Some of them also refuse to remove archived documents unless they are forced to, a lot of unsavory individuals use that protection to guarantee that information that can be used to harass and hurt other people remains online.
As explained earlier, archive sites can take away your visitors despite the fact you produced the content.
You wrote a great article? That’s great, but you will never know about it if an archive is collecting the page views for you.
Only instead of big brother, it’s by internet trolls and social justice warriors, and there is no such thing as statute of limitations for them.
Because archiving services now masquerade as regular users, you don’t have a lot of options for blocking them.
You can check archive.ethernia.net/ip where i maintain a (relatively) up-to-date list of ip addresses known to be used by the two most popular archiving services.
Archive.org also allows you to opt-out of their archiving system if you want to, and the IP ranges they own are clearly referenced in the whois database.
As for manually collecting them, it’s basically a case of creating a specific URL just for them, use their crawling API/interface to ask for an archive, and check your server logs to see which addresses are trying to reach that URL.
Do keep in mind that with IPv6, most servers have access to huge IP ranges, if you notice that they always come from the same general address type, it might be worth blocking the entire /64 subnet they are part of.
That’s the simplest method for blocking, the main issue with it is that it’s not going to create any logs that you can monitor, and to the archive site, your server doesn’t exist.
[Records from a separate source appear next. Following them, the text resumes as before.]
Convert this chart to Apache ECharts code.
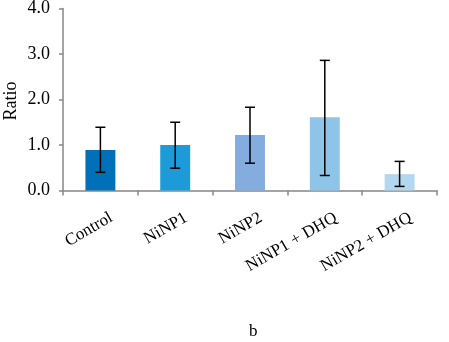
<!DOCTYPE html>
<html>
<head>
<meta charset="utf-8">
<script src="https://cdn.jsdelivr.net/npm/echarts@6/dist/echarts.min.js"></script>
<style>
html,body{margin:0;padding:0;background:#fff;}
#chart{width:449px;height:342px;}
</style>
</head>
<body>
<div id="chart"></div>
<script>
// Group names, mean ratios and error-bar limits
const categories = ['Control', 'NiNP1', 'NiNP2', 'NiNP1 + DHQ', 'NiNP2 + DHQ'];
const ratios = [0.89, 1.00, 1.22, 1.61, 0.36];
const errLow = [0.40, 0.49, 0.60, 0.33, 0.09];
const errHigh = [1.39, 1.50, 1.83, 2.86, 0.64];
const barColors = ['#0070b8', '#1c9bd8', '#83acdf', '#8dc4e8', '#b4d7f0'];
const yTicks = [0, 1, 2, 3, 4];

const serif = '"Liberation Serif", "Times New Roman", Times, serif';
const chart = echarts.init(document.getElementById('chart'));

chart.setOption({
  animation: false,
  backgroundColor: '#fff',
  title: {
    text: 'b',
    left: 244,
    top: 318,
    textStyle: { fontFamily: serif, fontSize: 17, fontWeight: 'normal', color: '#000' }
  },
  // vertical y-axis title
  graphic: [{
    type: 'text',
    x: 11,
    y: 101,
    rotation: Math.PI / 2,
    style: {
      text: 'Ratio',
      font: '18px ' + serif,
      fill: '#000',
      textAlign: 'center',
      textVerticalAlign: 'middle'
    }
  }],
  grid: {
    left: 63, right: 12, top: 8.5, bottom: 151.5,
    containLabel: false,
    outerBoundsMode: 'none'
  },
  xAxis: {
    type: 'category',
    data: categories,
    axisLine: { lineStyle: { color: '#868686', width: 1.5 } },
    axisTick: { show: true, length: 5, alignWithLabel: false, lineStyle: { color: '#868686', width: 1.5 } },
    axisLabel: {
      rotate: 30,
      margin: 7,
      interval: 0,
      verticalAlign: 'top',
      lineHeight: 44,
      fontFamily: serif,
      fontSize: 17,
      color: '#000'
    }
  },
  yAxis: {
    type: 'value',
    min: yTicks[0],
    max: yTicks[yTicks.length - 1],
    interval: 1,
    axisLine: { show: true, lineStyle: { color: '#868686', width: 1.5 } },
    axisTick: { show: true, length: 4, lineStyle: { color: '#868686', width: 1.5 } },
    splitLine: { show: false },
    axisLabel: {
      fontFamily: serif,
      fontSize: 18,
      color: '#000',
      margin: 13,
      formatter: v => v.toFixed(1)
    }
  },
  series: [
    {
      type: 'bar',
      barWidth: '40%',
      data: ratios.map((v, i) => ({ value: v, itemStyle: { color: barColors[i] } }))
    },
    {
      type: 'custom',
      data: categories.map((c, i) => [i, errLow[i], errHigh[i]]),
      renderItem: function (params, api) {
        const lo = api.coord([api.value(0), api.value(1)]);
        const hi = api.coord([api.value(0), api.value(2)]);
        const cap = 5;
        const style = { stroke: '#000', lineWidth: 1.5 };
        return {
          type: 'group',
          children: [
            { type: 'line', shape: { x1: hi[0], y1: hi[1], x2: lo[0], y2: lo[1] }, style },
            { type: 'line', shape: { x1: hi[0] - cap, y1: hi[1], x2: hi[0] + cap, y2: hi[1] }, style },
            { type: 'line', shape: { x1: lo[0] - cap, y1: lo[1], x2: lo[0] + cap, y2: lo[1] }, style }
          ]
        };
      },
      z: 5
    }
  ]
});
</script>
</body>
</html>
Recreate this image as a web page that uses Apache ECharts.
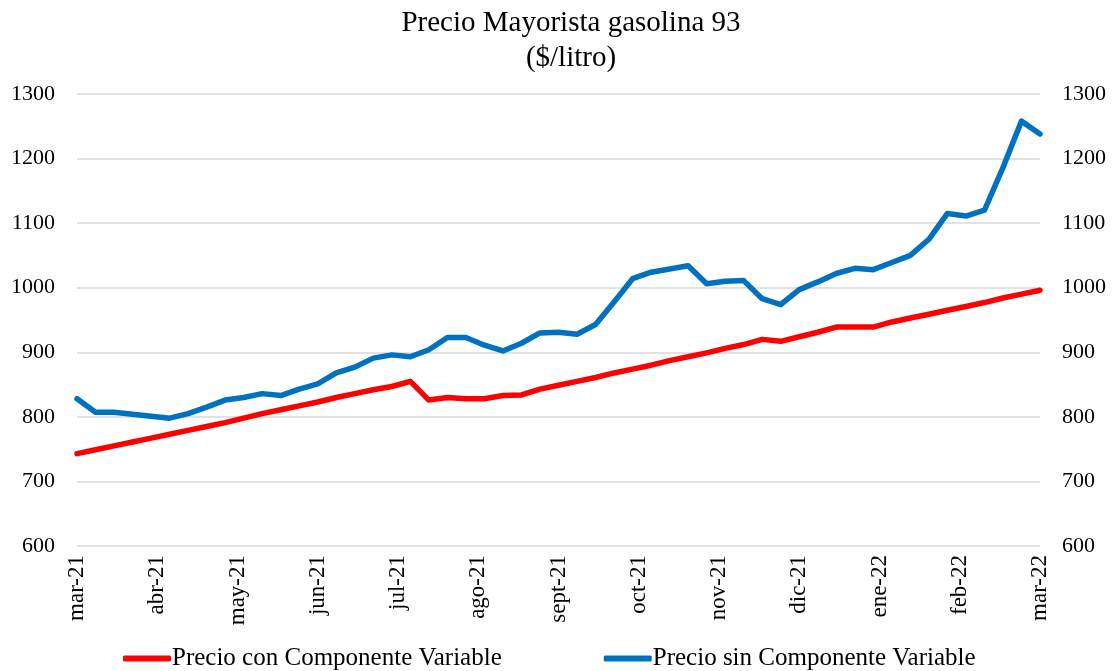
<!DOCTYPE html>
<html>
<head>
<meta charset="utf-8">
<script src="https://cdn.jsdelivr.net/npm/echarts@6/dist/echarts.min.js"></script>
<style>html,body{margin:0;padding:0;background:#fff}#c{width:1117px;height:671px}</style>
</head>
<body>
<div id="c"></div>
<script>
// Weekly observation dates (53 weeks, mar-21 .. mar-22)
const weeks = [
  "2021-03-01","2021-03-08","2021-03-15","2021-03-22","2021-03-29","2021-04-05","2021-04-12","2021-04-19","2021-04-26",
  "2021-05-03","2021-05-10","2021-05-17","2021-05-24","2021-05-31","2021-06-07","2021-06-14","2021-06-21","2021-06-28",
  "2021-07-05","2021-07-12","2021-07-19","2021-07-26","2021-08-02","2021-08-09","2021-08-16","2021-08-23","2021-08-30",
  "2021-09-06","2021-09-13","2021-09-20","2021-09-27","2021-10-04","2021-10-11","2021-10-18","2021-10-25","2021-11-01",
  "2021-11-08","2021-11-15","2021-11-22","2021-11-29","2021-12-06","2021-12-13","2021-12-20","2021-12-27","2022-01-03",
  "2022-01-10","2022-01-17","2022-01-24","2022-01-31","2022-02-07","2022-02-14","2022-02-21","2022-02-28"
];
const monthLabels = ["mar-21","abr-21","may-21","jun-21","jul-21","ago-21","sept-21","oct-21","nov-21","dic-21","ene-22","feb-22","mar-22"];
const conComponente = [
  743,749,755,761,767,773,779,785,791,798,
  805,811,817,823,830,836,842,847,855,826,
  830,828,828,833,834,843,849,855,861,868,
  874,880,887,893,899,906,912,920,917,924,
  931,939,939,939,947,953,959,965,971,977,
  984,990,996
];
const sinComponente = [
  828,807,807,804,801,798,805,815,826,830,
  836,833,843,851,868,877,891,896,893,904,
  923,923,911,902,914,930,931,928,943,978,
  1014,1024,1029,1034,1006,1010,1011,983,974,997,
  1009,1022,1030,1028,1039,1050,1075,1115,1111,1120,
  1186,1258,1238
];
const yTicks = { min: 600, max: 1300, interval: 100 };
const seriesNames = ["Precio con Componente Variable","Precio sin Componente Variable"];

const FONT = "Liberation Serif";
const chart = echarts.init(document.getElementById('c'), null, { renderer: 'canvas' });
chart.setOption({
  backgroundColor: '#fff',
  animation: false,
  title: {
    text: 'Precio Mayorista gasolina 93\n($/litro)',
    left: 566, top: 1, textAlign: 'center',
    textStyle: { fontFamily: FONT, fontSize: 29, fontWeight: 'normal', color: '#000', lineHeight: 35 }
  },
  legend: {
    top: 641, left: 118,
    itemGap: 102, itemWidth: 48, itemHeight: 6, icon: 'roundRect',
    textStyle: { fontFamily: FONT, fontSize: 25, color: '#000', padding: [0, 0, 0, -4] },
    data: seriesNames
  },
  grid: { left: 77, right: 77, top: 94, bottom: 125, containLabel: false },
  xAxis: [
    {
      type: 'category', data: weeks, boundaryGap: false,
      axisLine: { show: false }, axisTick: { show: false }, axisLabel: { show: false }, splitLine: { show: false }
    },
    {
      type: 'value', min: 0, max: 12, interval: 1, position: 'bottom',
      axisLine: { show: false }, axisTick: { show: false }, splitLine: { show: false },
      axisLabel: {
        rotate: 90, margin: 9, fontFamily: FONT, fontSize: 23, color: '#000',
        formatter: v => monthLabels[Math.round(v)] || ''
      }
    }
  ],
  yAxis: [
    {
      type: 'value', min: yTicks.min, max: yTicks.max, interval: yTicks.interval, position: 'left',
      axisLine: { show: false }, axisTick: { show: false },
      splitLine: { lineStyle: { color: '#d9d9d9', width: 1.5 } },
      axisLabel: { margin: 22, fontFamily: FONT, fontSize: 22, color: '#000', formatter: v => String(v) }
    },
    {
      type: 'value', min: yTicks.min, max: yTicks.max, interval: yTicks.interval, position: 'right',
      axisLine: { show: false }, axisTick: { show: false }, splitLine: { show: false },
      axisLabel: { margin: 22, fontFamily: FONT, fontSize: 22, color: '#000', formatter: v => String(v) }
    }
  ],
  series: [
    {
      name: seriesNames[0], type: 'line', data: conComponente, xAxisIndex: 0, yAxisIndex: 0,
      showSymbol: false, symbol: 'none', color: '#ff0000',
      lineStyle: { width: 5.5, color: '#ff0000', cap: 'round', join: 'round' }
    },
    {
      name: seriesNames[1], type: 'line', data: sinComponente, xAxisIndex: 0, yAxisIndex: 0,
      showSymbol: false, symbol: 'none', color: '#0070c0',
      lineStyle: { width: 5.5, color: '#0070c0', cap: 'round', join: 'round' }
    }
  ]
});
</script>
</body>
</html>
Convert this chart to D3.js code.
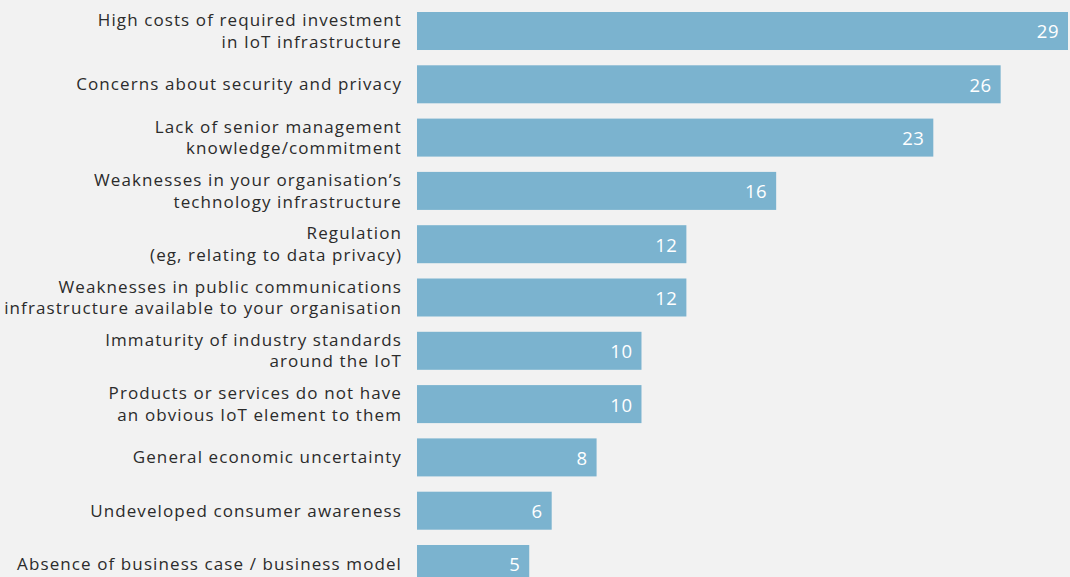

Simple, effective, but not so fun. If you’ve used iptables before, the syntax is pretty simple:
iptables -A INPUT -s XXX.XXX.XXX.XXX -j DROP (block a single address)
iptables -A INPUT -s XXX.XXX.XXX.0/24 -j DROP (block an entire ipv4 class C subnet)
iptables -A INPUT -m iprange –src-range XXX.XXX.XXX.XXX-XXX.XXX.XXX.YYY -j DROP (block a range of addresses)
I believe it is the same syntax with ip6tables.
NGINX is a really nice web server, it’s also what I happen to use so that’s what this quick tutorial will focus on.
Your server need the GEO module https://nginx.org/en/docs/http/ngx_http_geo_module.html with this we will be able to classify users based on ip address ranges.
You need to create a .conf file in the nginx config folder, global/ip-bans.conf for example, here is the syntax:
geo $is_bad_bot {
default 0;
XXX.XXX.XXX.XXX 1;
XXX.XXX.XXX.0/24 1;
}
Note: I also have a geo config file available here: http://archive.ethernia.net/nginx-geo.conf
You can also use ipv6 directives in this, it works exactly the same.
You then must include that file in the “http” section of your nginx.conf file, something like: include global/ip-bans.conf;
From this point, you can now refer to this $is_bad_bot variable in your nginx server definitions, here are a few example:
“Not authorized” (or you can use 404 for a simple “not found”), the main issue of this approach is that it makes it very clear that there is a problem.
if ($is_bad_bot) {
return 403;
}
Redirect them somewhere else (and yes, if you are cheeky, why not themselves?).
if ($is_bad_bot) {
return 301 https://google.com;
}
Make them wait for ever: (202 means that the request has been accepted, but processing has not yet been completed, seem to throw them for a loop, but because they keep trying, they expose more of their ip addresses)
if ($is_bad_bot) {
return 202;
}
I’ll add more interesting methods in the future.